Interval graphs are graphs of intervals on the real line, edges are between intervals that intersect. Our graph, as can be easily seen, is an interval graph (for each problem, assign an interval (v_i-K, v_i]. It can be easily seen that the edges of this interval graph are exactly the edges of our graph).
Lemma 1: In an interval graph, there exist a vertex whose neighbors form a clique.
Proof is easy. You just take the interval with the lowest upper bound (or highest lower bound) of all. Any intervals intersecting it have the upper bound higher, therefore, the upper bound of the first interval is contained in the intersection of them all. Therefore, they intersect each other and form a clique. qed
Lemma 2: In a family of graphs closed on induced subgraphs and having the property from lemma 1 (existence of vertex, whose neighbors form a clique), the following algorithm produces minimal coloring:
Find the vertex x, whose neighbors form a clique.

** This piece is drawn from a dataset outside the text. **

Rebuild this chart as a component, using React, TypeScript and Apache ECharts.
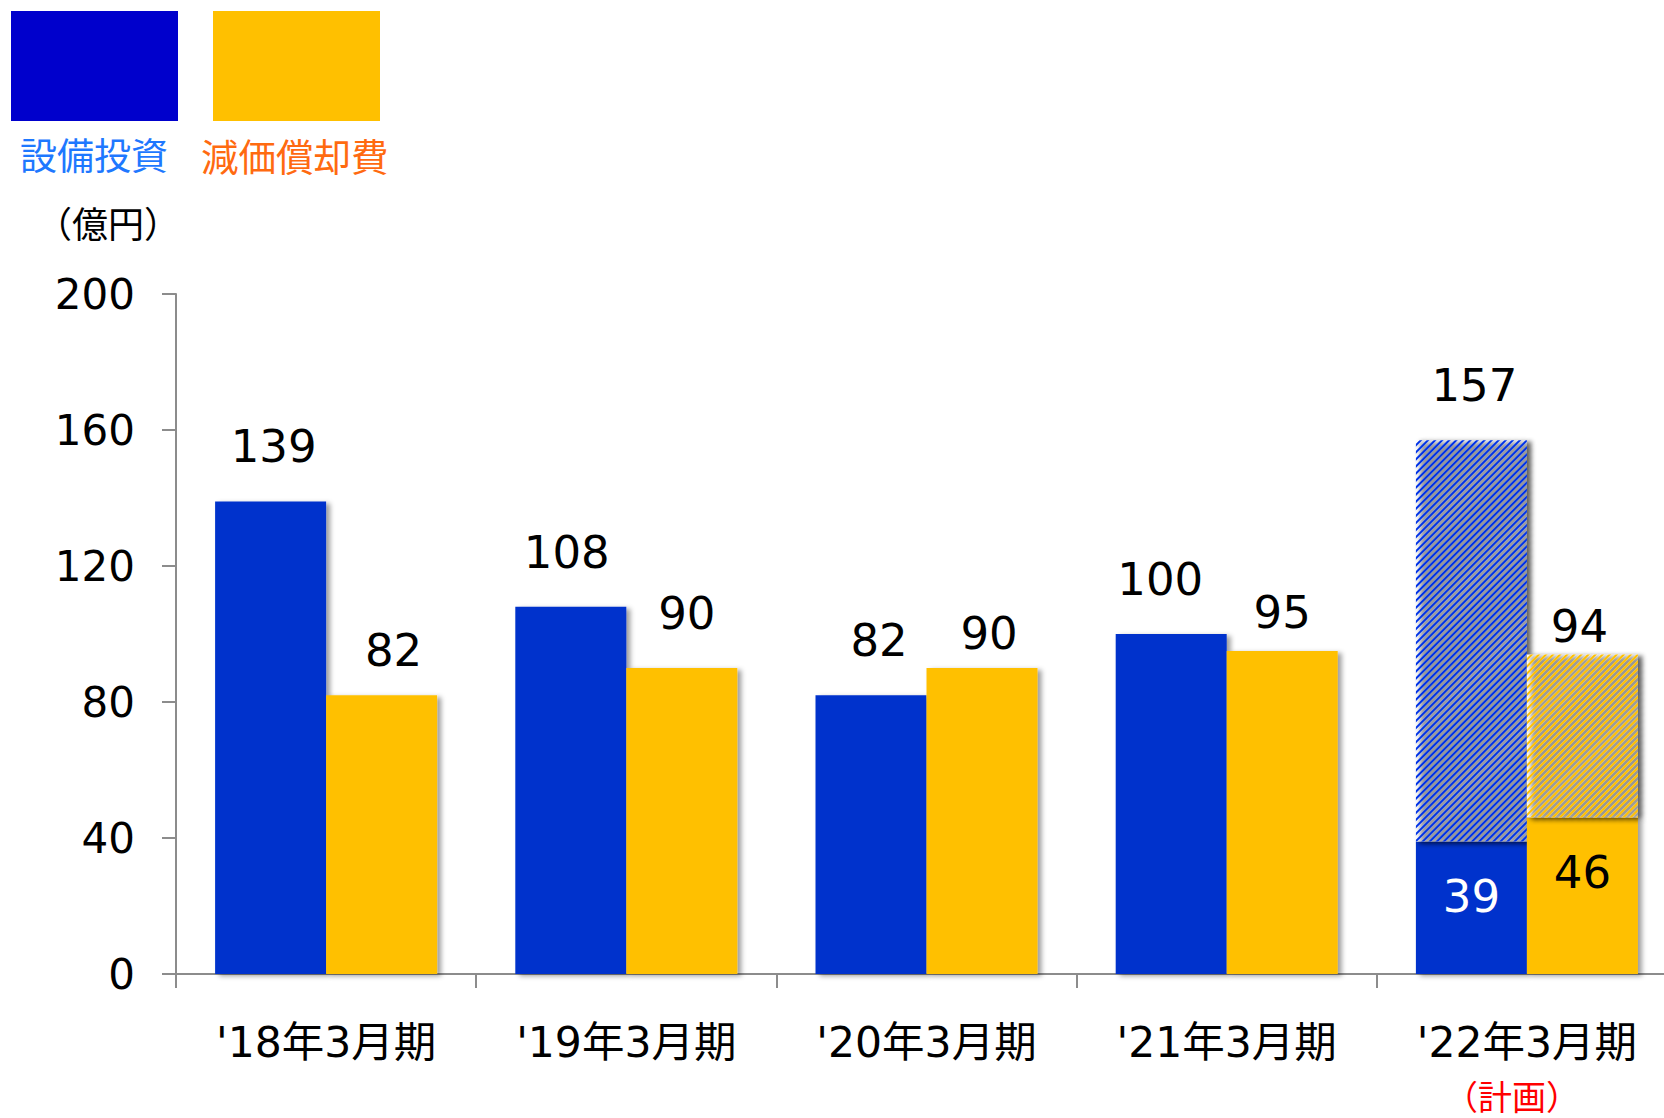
import React, { useEffect, useRef } from "react";
import * as echarts from "echarts";

// ---- data ----
const categories = ["'18年3月期", "'19年3月期", "'20年3月期", "'21年3月期", "'22年3月期"];
const planNote = "（計画）"; // shown under the last category
const capex = [139, 108, 82, 100, 157]; // 設備投資 (億円)
const depreciation = [82, 90, 90, 95, 94]; // 減価償却費 (億円)
const capexActualPlanYear = 39; // solid part of the plan-year bar
const depActualPlanYear = 46;
const yTicks = [0, 40, 80, 120, 160, 200];

// ---- styling helpers (label placement, not data) ----
const capexLabelLift = [32, 32, 32, 32];
const depLabelLift = [22, 32, 12, 16, 5];
const capexLabelShiftX = [3, -4, 8, -11, 3];
const depLabelShiftX = [12, 5, 7, 0, -3];

const FONT_NUM = "'DejaVu Sans', Verdana, sans-serif";
const FONT_JP = "'DejaVu Sans', 'Noto Sans CJK JP', sans-serif";
const FONT_CJK = "'Noto Sans CJK JP', sans-serif";
const BLUE = "#0033CC";
const ORANGE = "#FFC000";
const shadow = {
  shadowColor: "rgba(0,0,0,0.38)",
  shadowBlur: 5,
  shadowOffsetX: 4,
  shadowOffsetY: 2,
};

export default function App() {
  const ref = useRef<HTMLDivElement>(null);

  useEffect(() => {
    if (!ref.current) return;
    const chart = echarts.init(ref.current, undefined, { renderer: "svg" });
    const last = categories.length - 1;

    const numLabel = { fontSize: 45, fontFamily: FONT_NUM, color: "#000" };

    const capexSolid = capex.map((v, i) =>
      i === last
        ? {
            value: capexActualPlanYear,
            label: { show: true, position: "insideTop", distance: 33, ...numLabel, color: "#fff" },
          }
        : {
            value: v,
            label: {
              show: true,
              position: "top",
              distance: capexLabelLift[i],
              offset: [capexLabelShiftX[i], 0],
              ...numLabel,
            },
          }
    );
    const capexHatch = capex.map((v, i) =>
      i === last
        ? {
            value: v - capexActualPlanYear,
            label: {
              show: true,
              position: "top",
              distance: 32,
              offset: [capexLabelShiftX[i], 0],
              ...numLabel,
              formatter: () => String(v),
            },
          }
        : "-"
    );
    const depSolid = depreciation.map((v, i) =>
      i === last
        ? {
            value: depActualPlanYear,
            label: { show: true, position: "insideTop", distance: 32, ...numLabel },
          }
        : {
            value: v,
            label: {
              show: true,
              position: "top",
              distance: depLabelLift[i],
              offset: [depLabelShiftX[i], 0],
              ...numLabel,
            },
          }
    );
    const depHatch = depreciation.map((v, i) =>
      i === last
        ? {
            value: v - depActualPlanYear,
            label: {
              show: true,
              position: "top",
              distance: depLabelLift[i],
              offset: [depLabelShiftX[i], 0],
              ...numLabel,
              formatter: () => String(v),
            },
          }
        : "-"
    );

    const hatch = (color: string) => ({
      symbol: "rect",
      symbolSize: 1,
      dashArrayX: [1, 0],
      dashArrayY: [1.8, 2.8],
      rotation: -Math.PI / 4,
      color,
    });

    const option: any = {
      animation: false,
      backgroundColor: "#fff",
      grid: { left: 176, top: 294, width: 1501, height: 680, containLabel: false },
      xAxis: {
        type: "category",
        data: categories,
        axisLine: { show: true, lineStyle: { color: "#8c8c8c", width: 2 } },
        axisTick: { show: true, interval: 0, length: 14, lineStyle: { color: "#8c8c8c", width: 2 } },
        axisLabel: {
          interval: 0,
          margin: 45,
          fontSize: 42.5,
          fontFamily: FONT_JP,
          color: "#000",
          lineHeight: 46,
        },
      },
      yAxis: {
        type: "value",
        min: yTicks[0],
        max: yTicks[yTicks.length - 1],
        interval: yTicks[1] - yTicks[0],
        axisLine: { show: true, lineStyle: { color: "#8c8c8c", width: 2 } },
        axisTick: { show: true, length: 14, lineStyle: { color: "#8c8c8c", width: 2 } },
        splitLine: { show: false },
        axisLabel: { fontSize: 42, fontFamily: FONT_NUM, color: "#000", margin: 41 },
      },
      series: [
        {
          name: "設備投資",
          type: "bar",
          stack: "capex",
          barWidth: 111,
          barGap: "0%",
          data: capexSolid,
          itemStyle: { color: BLUE, ...shadow },
        },
        {
          name: "設備投資（計画）",
          type: "bar",
          stack: "capex",
          barWidth: 111,
          barGap: "0%",
          data: capexHatch,
          itemStyle: { color: "#ffffff", ...shadow, decal: hatch("#0033E6") },
        },
        {
          name: "減価償却費",
          type: "bar",
          stack: "dep",
          barWidth: 111,
          barGap: "0%",
          data: depSolid,
          itemStyle: { color: ORANGE, ...shadow },
        },
        {
          name: "減価償却費（計画）",
          type: "bar",
          stack: "dep",
          barWidth: 111,
          barGap: "0%",
          data: depHatch,
          itemStyle: { color: "#ffffff", ...shadow, decal: hatch(ORANGE) },
        },
      ],
      graphic: [
        { type: "rect", shape: { x: 11, y: 11, width: 167, height: 110 }, style: { fill: "#0000CC" } },
        { type: "rect", shape: { x: 213, y: 11, width: 167, height: 110 }, style: { fill: ORANGE } },
        {
          type: "text",
          x: 20,
          y: 154,
          style: {
            text: "設備投資",
            fontSize: 37,
            fontFamily: FONT_CJK,
            fill: "#1E78FF",
            align: "left",
            verticalAlign: "middle",
          },
        },
        {
          type: "text",
          x: 201,
          y: 154,
          style: {
            text: "減価償却費",
            fontSize: 37.5,
            fontFamily: FONT_CJK,
            fill: "#FF6A10",
            align: "left",
            verticalAlign: "middle",
          },
        },
        {
          type: "text",
          x: 108,
          y: 222,
          style: {
            text: "（億円）",
            fontSize: 36,
            fontFamily: FONT_CJK,
            fill: "#000",
            align: "center",
            verticalAlign: "middle",
          },
        },
        {
          type: "text",
          x: 1512,
          y: 1095,
          style: {
            text: planNote,
            fontSize: 34,
            fontFamily: FONT_CJK,
            fill: "#FF0000",
            align: "center",
            verticalAlign: "middle",
          },
        },
      ],
    };

    chart.setOption(option);
    return () => chart.dispose();
  }, []);

  return (
    <div
      style={{
        position: "fixed",
        left: 0,
        top: 0,
        width: 1664,
        height: 1118,
        overflow: "hidden",
        background: "#fff",
      }}
    >
      <div ref={ref} style={{ position: "absolute", left: 0, top: 0, width: 1700, height: 1118 }} />
    </div>
  );
}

Remove x from the graph, making its subgraph G'.
Color G' recursively
Color x by the least color not found on its neighbors
Proof: In (3), the algorithm produces optimal coloring of the subgraph G' by induction hypothesis + closeness of our family on induced subgraphs. In (4), the algorithm only chooses a new color n if there is a clique of size n-1 on the neighbors of x. That means, with x, there is a clique of size n in G, so its chromaticity must be at least n. Therefore, the color given by the algorithm to a vertex is always <= chromaticity(G), which means the coloring is optimal. (Obviously, the algorithm produces a valid coloring). qed
Corollary: Interval graphs are perfect (perfect <=> chromaticity == cliqueness)
So we just have to find the cliqueness of G. That is easy easy for interval graphs: You just process the segments of the real line not containing interval boundaries and count the number of intervals intersecting there, which is even easier in your case, where the intervals have uniform length. This leads to an algorithm outlined in the beginning of this post.
Do we really need to go to path cover? Can't we just follow similar strategy as LIS.
The input is in increasing order of complexity. We just have to maintain a bunch of queues for tasks to be performed each day. Every element in the input will be assigned to a day by comparing the last elements of all queues. Wherever we find a difference of 'k' we append the task to that list.
For ex: 5 3 4 5 6
1) Input -> 5 (Empty lists so start a new one)
5
2) 3 (only list 5 & abs(5-3) is 2 (k) so append 3)
5--> 3
3) 4 (only list with last vi, 3 and abs(3-4) < k, so start a new list)
5--> 3
4
4) 5 again (abs(3-5)=k append)
5-->3-->5
4
5) 6 again (abs(5-6) < k but abs(4-6) = k) append to second list)
5-->3-->5
4-->6
We just need to maintain an array with last elements of each list. Since order of days (when tasks are to be done is not important) we can maintain a sorted list of last tasks therefore, searching a place to insert the new task is just looking for the value abs(vi-k) which can be done via binary search.
Complexity:
The loop runs for N elements. In the worst case , we may end up querying ceil value using binary search (log i) for many input[i].
Therefore, T(n) < O( log N! ) = O(N log N). Analyse to ensure that the upper and lower bounds are also O( N log N ). The complexity is THETA (N log N).
The minimum number of days required will be the same as the length of the longest path in the complementary (undirected) graph of G (DAG). This can be solved using Dilworth's theorem.